On the Speech-To-Text side of things we've put in place ( or are putting in place ) mechanisms to allow users to have their voice data removed from the online repository. Consumers of the data will be required, as part of their license, to refresh it periodically. Unfortunately, to allow removal of the data, by definition, we need to know which user goes with which utterance.
We set it up this way because we were forced to strike a balance between securely anonymizing the data and having it live forever -OR- Giving users control of their data so they can delete it. In light of our certainty that speaker identification software will be ubiquitous in 10 years ( allowing companies to unmask speakers based on a small voice sample ) we decided it is better to allow users to delete their data.

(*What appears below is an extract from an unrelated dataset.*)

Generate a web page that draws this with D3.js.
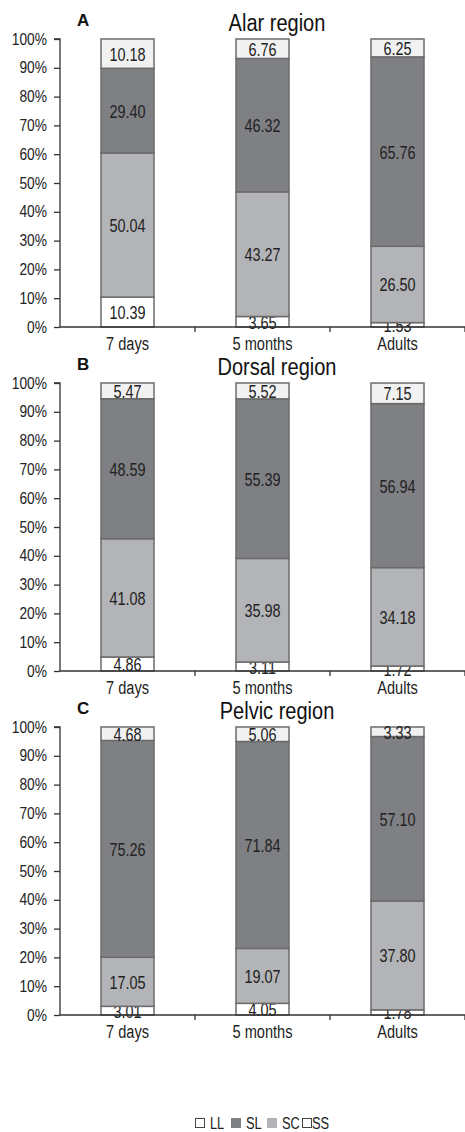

On the natural language understanding side of the house we don't plan to tie the data to the user in any way. We will also put in place reasonable safeguards to prevent data like credit card numbers, social security numbers and phone numbers from entering the public data set. As much as possible data will be scrubbed of IP addresses and other personally identifiable information.
We don't want your data. We are not interested in making money off of your data. We are not interested in tracking you or your behavior online. We don't want to sell you paper towels. We are not in the advertising game and have zero interest in unloading billions of dollars worth of overpriced computers with a fruit stenciled on them.
Our sole purpose is to build an AI that runs anywhere and interacts exactly like a person. Period.
To do that we need to build a data set, but we intend to do it while collecting as little information as possible.
Does that answer your question?